Говорят, что при жизни Лев Толстой отечески любил и признавал только двух писателей - Антона Чехова и Всеволода Гаршина. Именно второй пришелся Толстому по душе своей невероятной простотой и открытостью, да и писателем-то он себя никогда не считал, скорее так - «немножко».
Довольно тривиальная фраза: «В школе учат анализировать творчество алкоголиков, сумасшедших и самоубийц» подходит к Всеволоду Гаршину. Писатель при жизни страдал сильнейшими и продолжительными психозами, и парадокс заключался в том, что после тяжелейших припадков, Гаршин в деталях помнил о содеянном, впоследствии чего безмерно мучился от угрызений совести. Поэтому «Красный цветок» во многом автобиографичен. Подробно описанная в рассказе тема пристанища для душевнобольных, их лечения и содержания буквально «родная» для писателя. Возможно даже предположить, что из этого личного опыта выросла в дальнейшем уже Чеховская «Палата N6».
Символику «Красного цветка», а именно трагедию героя в желании истерзать и уничтожить цветы красного мака, можно трактовать по-разному. С точки зрения психологии, это своего рода фиксация на предмете в припадке маниакально-депрессивного психоза, концентрированная ассоциация зла, насилия и боли в образе красного цвета. Можно рассуждать о маке как о символе смерти, весьма актуальный вопрос того времени это, безусловно, зависимость от опиума и морфия, которые синтезировали из сока мака. На мой взгляд, возможно так же упомянуть о борьбе с мнимым врагом, подразумевая под этим упадок народничества и начало реакционной деятельности в России 1880х. Однако мне бы хотелось порассуждать о другом, о смысле «единоборства», единоличной борьбы и личностного героизма.

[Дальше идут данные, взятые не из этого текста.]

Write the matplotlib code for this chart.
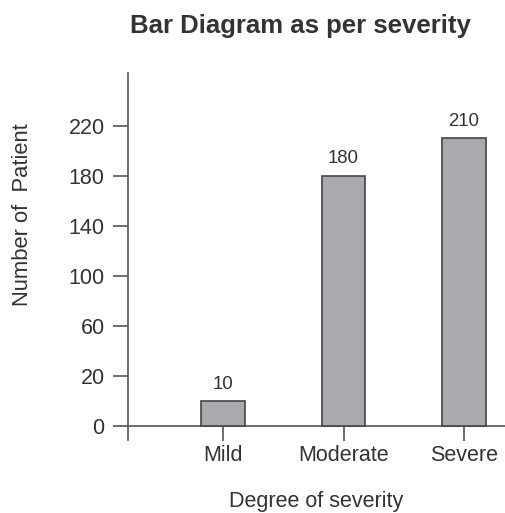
import numpy as np
import matplotlib
matplotlib.use("Agg")
import matplotlib.pyplot as plt

categories = ["Mild", "Moderate", "Severe"]
patients = [10, 180, 210]
y_ticks = [0, 20, 60, 100, 140, 180, 220]

TEXT = "#333333"
LINE = "#555555"

plt.rcParams["font.family"] = ["Liberation Sans", "DejaVu Sans"]


# uneven axis: 0-20 takes one step, then every 40 takes one step
def forward(y):
    y = np.asarray(y, dtype=float)
    return np.where(y <= 20, y / 20.0, 1 + (y - 20) / 40.0)


def inverse(p):
    p = np.asarray(p, dtype=float)
    return np.where(p <= 1, p * 20.0, 20 + (p - 1) * 40.0)


fig = plt.figure(figsize=(5.05, 5.13), dpi=100)
ax = fig.add_axes([0.2535, 0.1423, 0.7465, 0.7154])
ax.set_yscale("function", functions=(forward, inverse))

x = np.arange(len(categories))
bars = ax.bar(x, patients, width=0.365, color="#a9aaae", edgecolor="#444444", linewidth=1.2, zorder=3)
for rect, v in zip(bars, patients):
    ax.annotate(str(v), (rect.get_x() + rect.get_width() / 2, v), xytext=(0, 6),
                textcoords="offset points", ha="center", va="bottom",
                fontsize=13.4, color=TEXT)

ax.set_xlim(-0.788, 2.34)
ax.set_ylim(-5.6, 262)
ax.set_xticks(x)
ax.set_xticklabels(categories)
ax.set_yticks(y_ticks)
ax.set_yticklabels([str(t) for t in y_ticks])

for s in ["top", "right"]:
    ax.spines[s].set_visible(False)
ax.spines["bottom"].set_position(("data", 0))
for s in ["left", "bottom"]:
    ax.spines[s].set_color(LINE)
    ax.spines[s].set_linewidth(1.2)

ax.xaxis.set_ticks_position("bottom")
ax.yaxis.set_ticks_position("left")
ax.tick_params(axis="both", which="major", direction="out", length=10.8, width=1.2,
               color=LINE, labelsize=15.5, labelcolor=TEXT)
ax.tick_params(axis="y", pad=6)
ax.tick_params(axis="x", pad=3, bottom=True)
for t in ax.xaxis.get_major_ticks():
    t.tick1line.set_visible(True)
    t.tick1line.set_zorder(4)

ax.set_xlabel("Degree of severity", fontsize=15.5, color=TEXT)
ax.xaxis.set_label_coords(0.5, -0.138)
ax.set_ylabel("Number of  Patient", fontsize=15.8, color=TEXT)
ax.yaxis.set_label_coords(-0.252, 0.614)

fig.text(0.594, 0.936, "Bar Diagram as per severity", ha="center", va="baseline",
         fontsize=18.5, fontweight="bold", color=TEXT)

fig.savefig("out.png", dpi=100)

Больной «Красного цветка» как и «Attalea Princeps» Гаршина – это «один против всех», сознательная жертва истории и дань жестокому веку. Но нужна ли она? В особенности, если эта жертва не только не признана и не оценена, но еще и осмеяна и опошлена? Если ее цель эмоциональная встряска, то не слишком ли высокая цена за нее жизнь?